Monday, February 16, 2015

Two Hundred Thirty-Seven

February 15, 2015
7.78 Miles in 1:08:28
Mood: Enjoying Denver's sites before the inevitable February snow hits
Soundtrack: The Mountain Goats "All Eternals Deck" and "The Life of The World to Come"

I forget which month comes in like a lion and leaves like a lamb, but this particular Sunday was the opposite of that. When I parked at Wash Park to start out, it was about as beautiful a day as it could be, and by the time I finished the gray nastiness had started to settle in and we were well on our way to a full blown snowmageddon. Okay, "Snowmageddon" is probably overstating it, but I hate snow. Hate it so much.

Fortunately, this run was mostly done during the excellent portion of Sunday. I hit up two of my favorite indulgently large and old houses...the Grant-Humphries mansion (which is still having some type of construction work being done on it) and the Weckbaugh mansion, and I discovered a few new favorites spots including the excellently named "Mother of God Church" and this house with these weird angel totems out front. Twas a great day for discovery, as I also found an institution with the acronymn "DERP", which is a word that my buddy uses to indicate people and situations that are not working to a preferably desired intellectual level. Yep, when he encounters the stupid, he'll often say, "DERP!" loudly...and now I have found a place that self-identifies as DERP. Substantial to perhaps only me, and yet it is a profound discovery to me.
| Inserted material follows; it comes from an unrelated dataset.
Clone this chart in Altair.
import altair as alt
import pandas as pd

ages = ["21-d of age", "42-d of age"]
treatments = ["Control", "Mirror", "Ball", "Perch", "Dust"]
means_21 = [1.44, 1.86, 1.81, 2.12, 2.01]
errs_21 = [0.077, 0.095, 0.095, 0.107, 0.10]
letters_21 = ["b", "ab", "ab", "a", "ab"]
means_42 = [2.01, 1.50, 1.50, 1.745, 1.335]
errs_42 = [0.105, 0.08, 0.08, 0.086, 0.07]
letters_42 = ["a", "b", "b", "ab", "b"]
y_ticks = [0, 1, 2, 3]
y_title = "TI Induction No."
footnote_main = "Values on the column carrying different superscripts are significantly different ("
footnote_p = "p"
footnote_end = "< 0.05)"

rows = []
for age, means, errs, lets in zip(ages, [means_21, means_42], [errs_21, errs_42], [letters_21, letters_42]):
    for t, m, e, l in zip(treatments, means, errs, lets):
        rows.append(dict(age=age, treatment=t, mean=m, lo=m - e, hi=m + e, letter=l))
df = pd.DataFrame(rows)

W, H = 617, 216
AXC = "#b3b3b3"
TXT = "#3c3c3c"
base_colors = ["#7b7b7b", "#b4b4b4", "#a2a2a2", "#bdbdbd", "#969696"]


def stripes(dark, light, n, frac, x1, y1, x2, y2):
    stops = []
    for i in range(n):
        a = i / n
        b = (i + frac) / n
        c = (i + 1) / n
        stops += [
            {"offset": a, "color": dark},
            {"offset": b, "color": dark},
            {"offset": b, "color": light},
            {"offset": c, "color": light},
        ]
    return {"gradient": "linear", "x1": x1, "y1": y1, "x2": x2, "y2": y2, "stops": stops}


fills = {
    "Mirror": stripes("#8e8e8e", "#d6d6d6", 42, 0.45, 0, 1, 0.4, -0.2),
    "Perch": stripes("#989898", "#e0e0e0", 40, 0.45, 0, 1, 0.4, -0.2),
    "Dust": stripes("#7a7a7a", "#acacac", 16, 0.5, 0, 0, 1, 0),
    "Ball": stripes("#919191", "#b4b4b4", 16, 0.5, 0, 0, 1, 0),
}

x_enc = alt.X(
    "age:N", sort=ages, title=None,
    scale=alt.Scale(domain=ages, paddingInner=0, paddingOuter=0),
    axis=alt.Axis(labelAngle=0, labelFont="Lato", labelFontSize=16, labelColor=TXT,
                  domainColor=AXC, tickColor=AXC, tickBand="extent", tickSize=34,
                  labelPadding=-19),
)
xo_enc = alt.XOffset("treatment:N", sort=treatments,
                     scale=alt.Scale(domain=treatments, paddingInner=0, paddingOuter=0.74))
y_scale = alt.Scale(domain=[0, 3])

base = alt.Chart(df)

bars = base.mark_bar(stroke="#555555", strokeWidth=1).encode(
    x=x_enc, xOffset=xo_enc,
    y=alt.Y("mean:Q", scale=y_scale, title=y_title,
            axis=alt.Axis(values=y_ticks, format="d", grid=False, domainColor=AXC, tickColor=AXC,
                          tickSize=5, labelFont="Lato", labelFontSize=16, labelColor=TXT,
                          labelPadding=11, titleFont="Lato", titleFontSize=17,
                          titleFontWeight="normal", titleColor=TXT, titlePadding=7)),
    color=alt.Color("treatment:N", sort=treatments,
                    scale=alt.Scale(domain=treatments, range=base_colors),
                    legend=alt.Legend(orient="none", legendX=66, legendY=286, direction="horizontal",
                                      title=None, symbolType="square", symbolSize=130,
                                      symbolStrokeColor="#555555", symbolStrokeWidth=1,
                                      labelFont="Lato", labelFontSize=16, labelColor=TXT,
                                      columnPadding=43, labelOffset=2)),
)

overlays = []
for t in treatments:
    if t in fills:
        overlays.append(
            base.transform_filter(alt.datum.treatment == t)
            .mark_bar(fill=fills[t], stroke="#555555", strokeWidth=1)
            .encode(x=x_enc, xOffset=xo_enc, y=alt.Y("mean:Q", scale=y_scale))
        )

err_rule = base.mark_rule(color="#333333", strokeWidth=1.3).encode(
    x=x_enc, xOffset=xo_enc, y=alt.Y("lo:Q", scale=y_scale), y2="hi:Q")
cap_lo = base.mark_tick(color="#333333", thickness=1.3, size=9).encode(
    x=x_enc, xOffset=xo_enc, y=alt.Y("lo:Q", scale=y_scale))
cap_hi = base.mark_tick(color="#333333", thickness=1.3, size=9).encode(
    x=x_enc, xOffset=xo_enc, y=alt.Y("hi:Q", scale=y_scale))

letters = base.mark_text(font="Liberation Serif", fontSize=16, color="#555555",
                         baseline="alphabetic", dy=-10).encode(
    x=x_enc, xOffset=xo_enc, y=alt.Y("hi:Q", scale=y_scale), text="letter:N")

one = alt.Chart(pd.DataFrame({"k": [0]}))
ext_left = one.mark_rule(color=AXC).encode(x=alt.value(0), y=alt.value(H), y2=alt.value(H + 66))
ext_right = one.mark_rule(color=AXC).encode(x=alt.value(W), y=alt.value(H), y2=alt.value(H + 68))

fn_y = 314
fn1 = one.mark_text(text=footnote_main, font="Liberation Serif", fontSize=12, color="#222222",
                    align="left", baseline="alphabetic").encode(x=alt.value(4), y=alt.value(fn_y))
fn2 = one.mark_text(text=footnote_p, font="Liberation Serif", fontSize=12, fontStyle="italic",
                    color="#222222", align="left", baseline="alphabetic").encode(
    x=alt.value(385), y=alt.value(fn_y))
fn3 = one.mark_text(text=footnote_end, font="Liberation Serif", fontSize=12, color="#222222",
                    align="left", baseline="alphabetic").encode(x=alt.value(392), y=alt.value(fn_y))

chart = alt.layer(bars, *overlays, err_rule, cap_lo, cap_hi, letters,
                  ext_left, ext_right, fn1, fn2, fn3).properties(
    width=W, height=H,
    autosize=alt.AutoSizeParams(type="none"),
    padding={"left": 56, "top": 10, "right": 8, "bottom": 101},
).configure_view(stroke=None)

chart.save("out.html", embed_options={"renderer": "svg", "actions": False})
My favorite moment from this run was when I spotted a kite that had lodged itself amazingly high in a tree in Wash Park. It looked so pathetic up there. It reminded me of Charlie Brown, and his relative lack of success with kites. I couldn't help but think of the sad person who must have looked up forlornly into this giant tree and realized the kite was gone for good.

I don't know why that made me feel good, but it did. It was confirmation that the circle of life that separates kite owners from their kites on windy days is still strongly in effect, and the confirmation of that universal truth is comforting somehow. I didn't feel joy in someone else's pain, but merely amusement that this rather superficial pain has been, is being, and will continue be so long as there are strong winds and big trees. I appreciate the timelessness of kites stuck in trees, I guess.